## What is expected
Make an exact copy of the lines, leaving the pictures out.

## Collected material
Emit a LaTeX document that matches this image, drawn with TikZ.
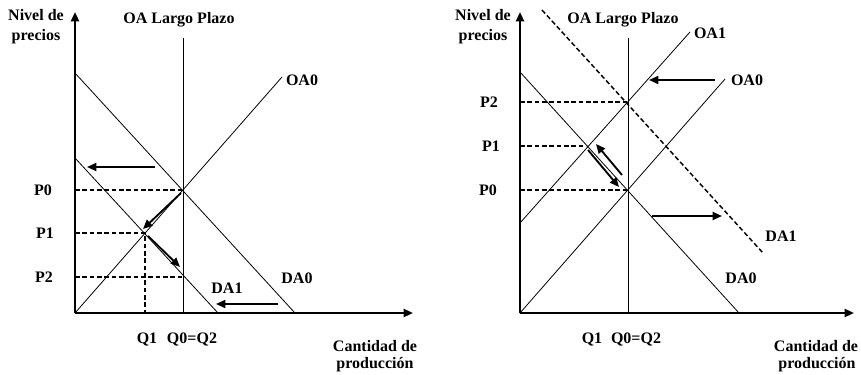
\documentclass[tikz,border=0pt]{standalone}
\usepackage{fontspec}
\setmainfont{Liberation Serif}
\usepackage{tikz}
\usetikzlibrary{positioning,arrows.meta}

\tikzset{
  curve/.style={line width=0.6pt},
  axis/.style={line width=1.6pt, -{Triangle[length=7pt,width=6pt]}},
  movearrow/.style={line width=1.4pt, -{Triangle[length=7pt,width=6pt]}},
  guide/.style={line width=1.1pt, dash pattern=on 3.5pt off 2pt},
  lbl/.style={font=\bfseries\fontsize{12}{13}\selectfont, inner sep=0pt}
}

\begin{document}
\begin{tikzpicture}[x=0.75pt, y=-0.75pt]
\useasboundingbox (0,0) rectangle (861,375);

% left panel: demand falls
\coordinate (oL) at (75,313);
\coordinate (eL0) at (183,190);
\coordinate (eL1) at (145,233);
\coordinate (eL2) at (183,277);
\draw[curve] (183,38) -- (183,313);
\draw[curve] (oL) -- (282,77);
\draw[curve] (75,73) -- (295,313);
\draw[curve] (75,158) -- (218,313);
\draw[guide] (75,190) -- (eL0);
\draw[guide] (75,233) -- (eL1) -- (145,313);
\draw[guide] (75,277) -- (eL2);
\draw[axis] (oL) -- (75,12);
\draw[axis] (oL) -- (413,313);
\draw[movearrow] (155,167) -- (87,167);
\draw[movearrow] (181,193) -- (143,229);
\draw[movearrow] (148,236) -- (180,267);
\draw[movearrow] (278,304) -- (216,304);

\node[lbl] (nivL) at (36,15) {Nivel de};
\node[lbl] (preL) at (36,37) {precios};
\node[lbl] (lpL) at (179,20) {OA Largo Plazo};
\node[lbl] (oa0L) at (302,80) {OA0};
\node[lbl] (da0L) at (297,278) {DA0};
\node[lbl] (da1L) at (227,288) {DA1};
\node[lbl] (p0L) at (43,190) {P0};
\node[lbl] (p1L) at (45,233) {P1};
\node[lbl] (p2L) at (44,277) {P2};
\node[lbl] (q1L) at (147,339) {Q1};
\node[lbl] (q0L) at (192,339) {Q0=Q2};
\node[lbl] (canL) at (375,346) {Cantidad de};
\node[lbl] (proL) at (375,365) {producción};

% right panel: demand rises
\coordinate (oR) at (520,313);
\coordinate (eR0) at (628,190);
\coordinate (eR1) at (586,146);
\coordinate (eR2) at (628,102);
\draw[curve] (628,38) -- (628,313);
\draw[curve] (oR) -- (725,79);
\draw[curve] (520,223) -- (690,32);
\draw[curve] (520,72) -- (739,313);
\draw[guide] (542,10) -- (763,253);
\draw[guide] (520,102) -- (eR2);
\draw[guide] (520,146) -- (eR1);
\draw[guide] (520,190) -- (eR0);
\draw[axis] (oR) -- (520,12);
\draw[axis] (oR) -- (854,313);
\draw[movearrow] (715,80) -- (649,80);
\draw[movearrow] (652,216) -- (722,216);
\draw[movearrow] (622,175) -- (596,144);
\draw[movearrow] (588,150) -- (619,187);

\node[lbl] (nivR) at (483,15) {Nivel de};
\node[lbl] (preR) at (483,37) {precios};
\node[lbl] (lpR) at (623,20) {OA Largo Plazo};
\node[lbl] (oa1R) at (710,33) {OA1};
\node[lbl] (oa0R) at (747,80) {OA0};
\node[lbl] (da1R) at (781,236) {DA1};
\node[lbl] (da0R) at (741,278) {DA0};
\node[lbl] (p2R) at (489,102) {P2};
\node[lbl] (p1R) at (491,146) {P1};
\node[lbl] (p0R) at (488,190) {P0};
\node[lbl] (q1R) at (592,339) {Q1};
\node[lbl] (q0R) at (636,339) {Q0=Q2};
\node[lbl] (canR) at (816,346) {Cantidad de};
\node[lbl] (proR) at (817,365) {producción};
\end{tikzpicture}
\end{document}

## The result
Emit a LaTeX document that matches this image, drawn with TikZ.
\documentclass[tikz,border=0pt]{standalone}
\usepackage{fontspec}
\setmainfont{Liberation Serif}
\usepackage{tikz}
\usetikzlibrary{positioning,arrows.meta}

\tikzset{
  curve/.style={line width=0.6pt},
  axis/.style={line width=1.6pt, -{Triangle[length=7pt,width=6pt]}},
  movearrow/.style={line width=1.4pt, -{Triangle[length=7pt,width=6pt]}},
  guide/.style={line width=1.1pt, dash pattern=on 3.5pt off 2pt},
  lbl/.style={font=\bfseries\fontsize{12}{13}\selectfont, inner sep=0pt}
}

\begin{document}
\begin{tikzpicture}[x=0.75pt, y=-0.75pt]
\useasboundingbox (0,0) rectangle (861,375);

% left panel: demand falls
\coordinate (oL) at (75,313);
\coordinate (eL0) at (183,190);
\coordinate (eL1) at (145,233);
\coordinate (eL2) at (183,277);
\draw[curve] (183,38) -- (183,313);
\draw[curve] (oL) -- (282,77);
\draw[curve] (75,73) -- (295,313);
\draw[curve] (75,158) -- (218,313);
\draw[guide] (75,190) -- (eL0);
\draw[guide] (75,233) -- (eL1) -- (145,313);
\draw[guide] (75,277) -- (eL2);
\draw[axis] (oL) -- (75,12);
\draw[axis] (oL) -- (413,313);
\draw[movearrow] (155,167) -- (87,167);
\draw[movearrow] (181,193) -- (143,229);
\draw[movearrow] (148,236) -- (180,267);
\draw[movearrow] (278,304) -- (216,304);

\node[lbl] (nivL) at (36,15) {Nivel de};
\node[lbl] (preL) at (36,37) {precios};
\node[lbl] (lpL) at (179,20) {OA Largo Plazo};
\node[lbl] (oa0L) at (302,80) {OA0};
\node[lbl] (da0L) at (297,278) {DA0};
\node[lbl] (da1L) at (227,288) {DA1};
\node[lbl] (p0L) at (43,190) {P0};
\node[lbl] (p1L) at (45,233) {P1};
\node[lbl] (p2L) at (44,277) {P2};
\node[lbl] (q1L) at (147,339) {Q1};
\node[lbl] (q0L) at (192,339) {Q0=Q2};
\node[lbl] (canL) at (375,346) {Cantidad de};
\node[lbl] (proL) at (375,365) {producción};

% right panel: demand rises
\coordinate (oR) at (520,313);
\coordinate (eR0) at (628,190);
\coordinate (eR1) at (586,146);
\coordinate (eR2) at (628,102);
\draw[curve] (628,38) -- (628,313);
\draw[curve] (oR) -- (725,79);
\draw[curve] (520,223) -- (690,32);
\draw[curve] (520,72) -- (739,313);
\draw[guide] (542,10) -- (763,253);
\draw[guide] (520,102) -- (eR2);
\draw[guide] (520,146) -- (eR1);
\draw[guide] (520,190) -- (eR0);
\draw[axis] (oR) -- (520,12);
\draw[axis] (oR) -- (854,313);
\draw[movearrow] (715,80) -- (649,80);
\draw[movearrow] (652,216) -- (722,216);
\draw[movearrow] (622,175) -- (596,144);
\draw[movearrow] (588,150) -- (619,187);

\node[lbl] (nivR) at (483,15) {Nivel de};
\node[lbl] (preR) at (483,37) {precios};
\node[lbl] (lpR) at (623,20) {OA Largo Plazo};
\node[lbl] (oa1R) at (710,33) {OA1};
\node[lbl] (oa0R) at (747,80) {OA0};
\node[lbl] (da1R) at (781,236) {DA1};
\node[lbl] (da0R) at (741,278) {DA0};
\node[lbl] (p2R) at (489,102) {P2};
\node[lbl] (p1R) at (491,146) {P1};
\node[lbl] (p0R) at (488,190) {P0};
\node[lbl] (q1R) at (592,339) {Q1};
\node[lbl] (q0R) at (636,339) {Q0=Q2};
\node[lbl] (canR) at (816,346) {Cantidad de};
\node[lbl] (proR) at (817,365) {producción};
\end{tikzpicture}
\end{document}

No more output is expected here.